### THE TASK
Return each line of the listing below, unchanged, and omit the images.
----- COLLECTED DATA -----
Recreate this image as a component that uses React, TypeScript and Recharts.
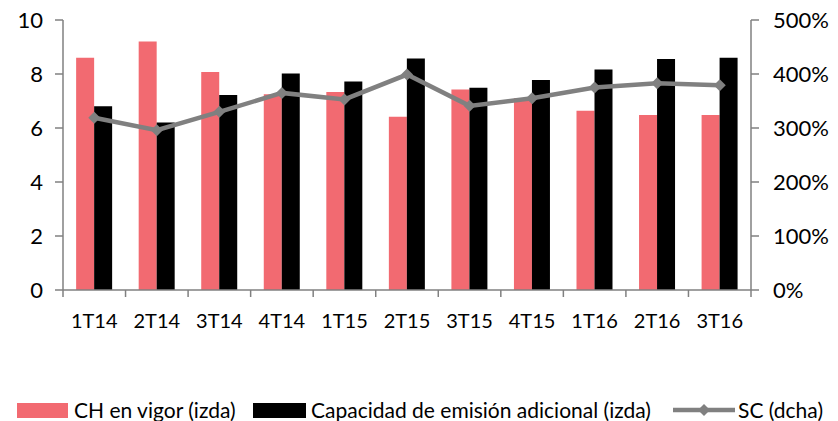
import React from "react";
import { ComposedChart, Bar, Line, XAxis, YAxis } from "recharts";

const categories = ["1T14", "2T14", "3T14", "4T14", "1T15", "2T15", "3T15", "4T15", "1T16", "2T16", "3T16"];
const chVigor = [8.6, 9.2, 8.07, 7.25, 7.33, 6.42, 7.43, 7.1, 6.64, 6.48, 6.48];
const capacidad = [6.81, 6.2, 7.22, 8.02, 7.72, 8.57, 7.49, 7.78, 8.17, 8.56, 8.6];
const sc = [319, 296, 330, 365, 353, 399, 341, 355, 375, 383, 379];
const leftTicks = [0, 2, 4, 6, 8, 10];
const rightTicks = [0, 100, 200, 300, 400, 500];

const data = categories.map((c, i) => ({ cat: c, ch: chVigor[i], cap: capacidad[i], sc: sc[i] }));

const RED = "#F26A71";
const GRAY = "#808080";
const FONT = "Lato, 'Open Sans', sans-serif";
const BAND = (751 - 63) / categories.length;

const XTick = (props: any) => {
  const { x, y, payload, index } = props;
  const axisY = y - 8;
  return (
    <g>
      <line x1={x - BAND / 2} x2={x - BAND / 2} y1={axisY} y2={axisY + 7} stroke={GRAY} strokeWidth={1.5} />
      {index === categories.length - 1 && (
        <line x1={x + BAND / 2} x2={x + BAND / 2} y1={axisY} y2={axisY + 7} stroke={GRAY} strokeWidth={1.5} />
      )}
      <text x={x} y={axisY + 38} textAnchor="middle" fontSize={20} fill="#000" fontFamily={FONT}>
        {payload.value}
      </text>
    </g>
  );
};

const Diamond = (props: any) => {
  const { cx, cy } = props;
  if (cx == null || cy == null) return null;
  const r = 6;
  return <path d={`M${cx},${cy - r}L${cx + r},${cy}L${cx},${cy + r}L${cx - r},${cy}Z`} fill={GRAY} />;
};

const textStyle: React.CSSProperties = {
  position: "absolute",
  top: 398,
  fontFamily: FONT,
  fontSize: 21,
  lineHeight: "24px",
  color: "#000",
  whiteSpace: "nowrap",
};

const Legend = () => (
  <div style={{ position: "absolute", left: 0, top: 0, width: 838, height: 421 }}>
    <div style={{ position: "absolute", left: 17, top: 403, width: 51, height: 15, background: RED }} />
    <span style={{ ...textStyle, left: 74 }}>CH en vigor (izda)</span>
    <div style={{ position: "absolute", left: 253, top: 403, width: 53, height: 15, background: "#000" }} />
    <span style={{ ...textStyle, left: 311 }}>Capacidad de emisión adicional (izda)</span>
    <svg width={62} height={14} style={{ position: "absolute", left: 673, top: 403 }}>
      <line x1={0} x2={62} y1={7} y2={7} stroke={GRAY} strokeWidth={4.5} />
      <path d="M31,1L37,7L31,13L25,7Z" fill={GRAY} />
    </svg>
    <span style={{ ...textStyle, left: 738 }}>SC (dcha)</span>
  </div>
);

export default function App() {
  return (
    <div style={{ position: "absolute", left: 0, top: 0, width: 838, height: 421, background: "#fff" }}>
      <ComposedChart
        width={838}
        height={421}
        data={data}
        margin={{ top: 20, right: 0, left: 0, bottom: 91 }}
        barCategoryGap="21%"
        barGap={0}
      >
        <XAxis
          dataKey="cat"
          height={40}
          axisLine={{ stroke: GRAY, strokeWidth: 1.5 }}
          tickLine={false}
          tick={<XTick />}
          interval={0}
        />
        <YAxis
          yAxisId="left"
          width={63}
          domain={[0, 10]}
          ticks={leftTicks}
          axisLine={{ stroke: GRAY, strokeWidth: 1.5 }}
          tickLine={{ stroke: GRAY, strokeWidth: 1.5 }}
          tickSize={8}
          tickMargin={12}
          tick={{ fontSize: 22, fill: "#000", fontFamily: FONT }}
        />
        <YAxis
          yAxisId="right"
          orientation="right"
          width={87}
          domain={[0, 500]}
          ticks={rightTicks}
          tickFormatter={(v: number) => `${v}%`}
          axisLine={{ stroke: GRAY, strokeWidth: 1.5 }}
          tickLine={{ stroke: GRAY, strokeWidth: 1.5 }}
          tickSize={8}
          tickMargin={14}
          tick={{ fontSize: 22, fill: "#000", fontFamily: FONT }}
        />
        <Bar yAxisId="left" dataKey="ch" fill={RED} isAnimationActive={false} />
        <Bar yAxisId="left" dataKey="cap" fill="#000" isAnimationActive={false} />
        <Line
          yAxisId="right"
          dataKey="sc"
          stroke={GRAY}
          strokeWidth={4.5}
          dot={<Diamond />}
          activeDot={false}
          isAnimationActive={false}
        />
      </ComposedChart>
      <Legend />
    </div>
  );
}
-----
### CORRECT RESULT
Recreate this image as a component that uses React, TypeScript and Recharts.
import React from "react";
import { ComposedChart, Bar, Line, XAxis, YAxis } from "recharts";

const categories = ["1T14", "2T14", "3T14", "4T14", "1T15", "2T15", "3T15", "4T15", "1T16", "2T16", "3T16"];
const chVigor = [8.6, 9.2, 8.07, 7.25, 7.33, 6.42, 7.43, 7.1, 6.64, 6.48, 6.48];
const capacidad = [6.81, 6.2, 7.22, 8.02, 7.72, 8.57, 7.49, 7.78, 8.17, 8.56, 8.6];
const sc = [319, 296, 330, 365, 353, 399, 341, 355, 375, 383, 379];
const leftTicks = [0, 2, 4, 6, 8, 10];
const rightTicks = [0, 100, 200, 300, 400, 500];

const data = categories.map((c, i) => ({ cat: c, ch: chVigor[i], cap: capacidad[i], sc: sc[i] }));

const RED = "#F26A71";
const GRAY = "#808080";
const FONT = "Lato, 'Open Sans', sans-serif";
const BAND = (751 - 63) / categories.length;

const XTick = (props: any) => {
  const { x, y, payload, index } = props;
  const axisY = y - 8;
  return (
    <g>
      <line x1={x - BAND / 2} x2={x - BAND / 2} y1={axisY} y2={axisY + 7} stroke={GRAY} strokeWidth={1.5} />
      {index === categories.length - 1 && (
        <line x1={x + BAND / 2} x2={x + BAND / 2} y1={axisY} y2={axisY + 7} stroke={GRAY} strokeWidth={1.5} />
      )}
      <text x={x} y={axisY + 38} textAnchor="middle" fontSize={20} fill="#000" fontFamily={FONT}>
        {payload.value}
      </text>
    </g>
  );
};

const Diamond = (props: any) => {
  const { cx, cy } = props;
  if (cx == null || cy == null) return null;
  const r = 6;
  return <path d={`M${cx},${cy - r}L${cx + r},${cy}L${cx},${cy + r}L${cx - r},${cy}Z`} fill={GRAY} />;
};

const textStyle: React.CSSProperties = {
  position: "absolute",
  top: 398,
  fontFamily: FONT,
  fontSize: 21,
  lineHeight: "24px",
  color: "#000",
  whiteSpace: "nowrap",
};

const Legend = () => (
  <div style={{ position: "absolute", left: 0, top: 0, width: 838, height: 421 }}>
    <div style={{ position: "absolute", left: 17, top: 403, width: 51, height: 15, background: RED }} />
    <span style={{ ...textStyle, left: 74 }}>CH en vigor (izda)</span>
    <div style={{ position: "absolute", left: 253, top: 403, width: 53, height: 15, background: "#000" }} />
    <span style={{ ...textStyle, left: 311 }}>Capacidad de emisión adicional (izda)</span>
    <svg width={62} height={14} style={{ position: "absolute", left: 673, top: 403 }}>
      <line x1={0} x2={62} y1={7} y2={7} stroke={GRAY} strokeWidth={4.5} />
      <path d="M31,1L37,7L31,13L25,7Z" fill={GRAY} />
    </svg>
    <span style={{ ...textStyle, left: 738 }}>SC (dcha)</span>
  </div>
);

export default function App() {
  return (
    <div style={{ position: "absolute", left: 0, top: 0, width: 838, height: 421, background: "#fff" }}>
      <ComposedChart
        width={838}
        height={421}
        data={data}
        margin={{ top: 20, right: 0, left: 0, bottom: 91 }}
        barCategoryGap="21%"
        barGap={0}
      >
        <XAxis
          dataKey="cat"
          height={40}
          axisLine={{ stroke: GRAY, strokeWidth: 1.5 }}
          tickLine={false}
          tick={<XTick />}
          interval={0}
        />
        <YAxis
          yAxisId="left"
          width={63}
          domain={[0, 10]}
          ticks={leftTicks}
          axisLine={{ stroke: GRAY, strokeWidth: 1.5 }}
          tickLine={{ stroke: GRAY, strokeWidth: 1.5 }}
          tickSize={8}
          tickMargin={12}
          tick={{ fontSize: 22, fill: "#000", fontFamily: FONT }}
        />
        <YAxis
          yAxisId="right"
          orientation="right"
          width={87}
          domain={[0, 500]}
          ticks={rightTicks}
          tickFormatter={(v: number) => `${v}%`}
          axisLine={{ stroke: GRAY, strokeWidth: 1.5 }}
          tickLine={{ stroke: GRAY, strokeWidth: 1.5 }}
          tickSize={8}
          tickMargin={14}
          tick={{ fontSize: 22, fill: "#000", fontFamily: FONT }}
        />
        <Bar yAxisId="left" dataKey="ch" fill={RED} isAnimationActive={false} />
        <Bar yAxisId="left" dataKey="cap" fill="#000" isAnimationActive={false} />
        <Line
          yAxisId="right"
          dataKey="sc"
          stroke={GRAY}
          strokeWidth={4.5}
          dot={<Diamond />}
          activeDot={false}
          isAnimationActive={false}
        />
      </ComposedChart>
      <Legend />
    </div>
  );
}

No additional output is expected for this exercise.